Evaluation of the quality of the product
It is necessary to assess the availability of nutrients such as nitrogen and phosphorus in the final product by evaluating soils and plant growth at the laboratory scale (e.g. pots) and at plot level. This is useful to define the rate of application of the product to the soil and the time required for its application. This aspect is fundamental to determine which type of crop is more suitable to be used according to the agronomic characteristics of the product.
Use of optimization tools in GW composting
Finally, a growing trend is to optimize the process through a modeling and simulation approach using artificial intelligence and machine learning tools 50. This aims to predict aspects such as process stability, maturity, gas emissions, among others. Therefore, research is needed to develop new models that integrate different elements of the operational strategies, allowing a more detailed understanding of the process at a lower experimental cost.
Conclusions
Based on this reflection, the following conclusions are presented:
The evaluation of alternatives to improve process and product quality in the documented studies has been effective in reducing process times, improving the physicochemical properties of the final product, and better product quality standards compliance.

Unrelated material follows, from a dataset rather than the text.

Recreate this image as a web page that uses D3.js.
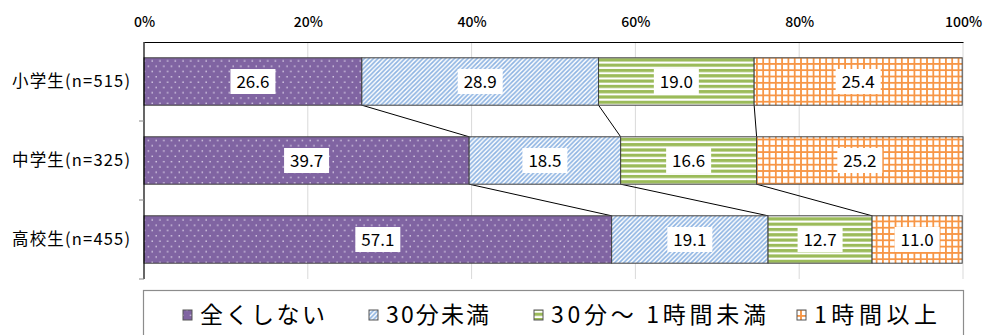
<!DOCTYPE html>
<html>
<head>
<meta charset="utf-8">
<script src="https://cdn.jsdelivr.net/npm/d3@7"></script>
<style>
  body { margin: 0; background: #fff; }
  svg { display: block; }
  text { font-family: "Noto Sans CJK JP", "Noto Sans", sans-serif; fill: #000; }
</style>
</head>
<body>
<svg id="chart" width="984" height="335"></svg>
<script>
// Groups (rows) and answer categories (stacked segments)
const categories = ["小学生(n=515)", "中学生(n=325)", "高校生(n=455)"];
const seriesNames = ["全くしない", "30分未満", "30分～ 1時間未満", "1時間以上"];
const noneValues = [26.6, 39.7, 57.1];
const under30Values = [28.9, 18.5, 19.1];
const from30to60Values = [19.0, 16.6, 12.7];
const over60Values = [25.4, 25.2, 11.0];
const tickValues = [0, 20, 40, 60, 80, 100];
const tickLabels = ["0%", "20%", "40%", "60%", "80%", "100%"];

const seriesValues = [noneValues, under30Values, from30to60Values, over60Values];

const svg = d3.select("#chart");
const margin = { left: 144, right: 21, top: 42, bottom: 56 };
const W = 984, H = 335;
const x = d3.scaleLinear().domain([0, 100]).range([margin.left, W - margin.right]);
const y = d3.scaleBand().domain(categories).range([margin.top, H - margin.bottom]).paddingInner(0.4).paddingOuter(0.2);

// ---- fill patterns ----
const defs = svg.append("defs");

const pDots = defs.append("pattern").attr("id", "pat0").attr("patternUnits", "userSpaceOnUse")
  .attr("width", 7.7).attr("height", 10.6);
pDots.append("rect").attr("width", 7.7).attr("height", 10.6).attr("fill", "#8064A2");
pDots.append("rect").attr("x", 1.5).attr("y", 2).attr("width", 1.3).attr("height", 1.3).attr("fill", "#ece6f4");
pDots.append("rect").attr("x", 5.3).attr("y", 7.3).attr("width", 1.3).attr("height", 1.3).attr("fill", "#ece6f4");

const pDiag = defs.append("pattern").attr("id", "pat1").attr("patternUnits", "userSpaceOnUse")
  .attr("width", 4.5).attr("height", 4.5);
pDiag.append("rect").attr("width", 4.5).attr("height", 4.5).attr("fill", "#fff");
pDiag.append("path").attr("d", "M-1,1 L1,-1 M0,4.5 L4.5,0 M3.5,5.5 L5.5,3.5")
  .attr("stroke", "#8DB3E2").attr("stroke-width", 1.7);

const pStripe = defs.append("pattern").attr("id", "pat2").attr("patternUnits", "userSpaceOnUse")
  .attr("width", 8).attr("height", 5.3);
pStripe.append("rect").attr("width", 8).attr("height", 5.3).attr("fill", "#fff");
pStripe.append("rect").attr("y", 0).attr("width", 8).attr("height", 3.2).attr("fill", "#9BBB59");

const pGrid = defs.append("pattern").attr("id", "pat3").attr("patternUnits", "userSpaceOnUse")
  .attr("width", 6.3).attr("height", 6.3);
pGrid.append("rect").attr("width", 6.3).attr("height", 6.3).attr("fill", "#fff");
pGrid.append("rect").attr("x", 0).attr("width", 1.8).attr("height", 6.3).attr("fill", "#F79646");
pGrid.append("rect").attr("y", 0).attr("width", 6.3).attr("height", 1.8).attr("fill", "#F79646");

// ---- gridlines ----
svg.append("g").selectAll("line").data(tickValues.slice(1)).join("line")
  .attr("x1", d => x(d)).attr("x2", d => x(d))
  .attr("y1", margin.top).attr("y2", H - margin.bottom)
  .attr("stroke", "#d9d9d9").attr("stroke-width", 1);

// ---- top axis (percent) ----
const xAxis = d3.axisTop(x).tickValues(tickValues).tickFormat((d, i) => tickLabels[i]).tickSize(0).tickPadding(15);
const gx = svg.append("g").attr("transform", `translate(0,${margin.top})`).call(xAxis);
gx.select(".domain").attr("stroke", "#000").attr("stroke-width", 1.2);
gx.selectAll("text").attr("font-size", 14).attr("font-weight", 500)
  .style("font-family", "'Noto Sans CJK JP', sans-serif");

// ---- stacked data ----
const rows = categories.map((c, i) => {
  const o = { cat: c };
  seriesNames.forEach((s, k) => { o[s] = seriesValues[k][i]; });
  return o;
});
const stacked = d3.stack().keys(seriesNames)(rows);

// connector lines between consecutive rows at each segment boundary
const conn = svg.append("g");
for (let k = 0; k < seriesNames.length - 1; k++) {
  for (let i = 0; i < categories.length - 1; i++) {
    const a = stacked[k][i][1], b = stacked[k][i + 1][1];
    conn.append("line")
      .attr("x1", x(a)).attr("y1", y(categories[i]) + y.bandwidth())
      .attr("x2", x(b)).attr("y2", y(categories[i + 1]))
      .attr("stroke", "#000").attr("stroke-width", 1);
  }
}

// segments
const segs = svg.append("g");
stacked.forEach((layer, k) => {
  segs.selectAll(null).data(layer).join("rect")
    .attr("x", d => x(d[0])).attr("y", d => y(d.data.cat))
    .attr("width", d => x(d[1]) - x(d[0])).attr("height", y.bandwidth())
    .attr("fill", `url(#pat${k})`)
    .attr("stroke", "#404040").attr("stroke-width", 1);
});

// value labels in white boxes
const labs = svg.append("g");
stacked.forEach((layer, k) => {
  layer.forEach(d => {
    const cx = (x(d[0]) + x(d[1])) / 2;
    const cy = y(d.data.cat) + y.bandwidth() / 2;
    labs.append("rect").attr("x", cx - 22.5).attr("y", cy - 12.5)
      .attr("width", 45).attr("height", 25).attr("fill", "#fff");
    labs.append("text").attr("x", cx).attr("y", cy).attr("dy", "0.36em")
      .attr("text-anchor", "middle").attr("font-size", 17)
      .text(d3.format(".1f")(d.data[seriesNames[k]]));
  });
});

// ---- left axis with category labels ----
const gy = svg.append("g").attr("transform", `translate(${margin.left},0)`);
gy.append("line").attr("x1", 0).attr("x2", 0).attr("y1", margin.top).attr("y2", H - margin.bottom)
  .attr("stroke", "#000").attr("stroke-width", 1.2);
const bandEdges = categories.map((c, i) => margin.top + (i + 1) * (H - margin.bottom - margin.top) / categories.length);
gy.selectAll("line.tk").data(bandEdges).join("line").attr("class", "tk")
  .attr("x1", -5).attr("x2", 0).attr("y1", d => d).attr("y2", d => d)
  .attr("stroke", "#888").attr("stroke-width", 1);
gy.selectAll("text").data(categories).join("text")
  .attr("x", -14).attr("y", d => y(d) + y.bandwidth() / 2).attr("dy", "0.36em")
  .attr("text-anchor", "end").attr("font-size", 16.5)
  .attr("textLength", 118).attr("lengthAdjust", "spacing").text(d => d);

// ---- legend ----
const leg = svg.append("g");
leg.append("rect").attr("x", 143.5).attr("y", 290.5).attr("width", 820).attr("height", 60)
  .attr("fill", "#fff").attr("stroke", "#8c8c8c").attr("stroke-width", 1.2);
const legX = [183, 369, 534, 797];
const legTextW = [125, 103, 215, 123];
seriesNames.forEach((s, k) => {
  leg.append("rect").attr("x", legX[k]).attr("y", 310).attr("width", 9).attr("height", 10)
    .attr("fill", `url(#pat${k})`).attr("stroke", "#555").attr("stroke-width", 1);
  leg.append("text").attr("x", legX[k] + 17).attr("y", 315).attr("dy", "0.36em")
    .attr("font-size", 23).attr("textLength", legTextW[k]).attr("lengthAdjust", "spacing").text(s);
});
</script>
</body>
</html>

Research development should continue, especially, in the following areas: evaluation of operational options such as mixing additives (e.g. inoculants and biochar), adaptation of laboratory tests to evaluate in situ material stability, evaluation of improved products in production systems, evaluation of the effect of product (compost) application on soil (mineralization) and plant growth.
Research and development of full-scale projects in the context of smaller populations can be useful to improve the performance of lignocellulosic waste composting facilities such as GW.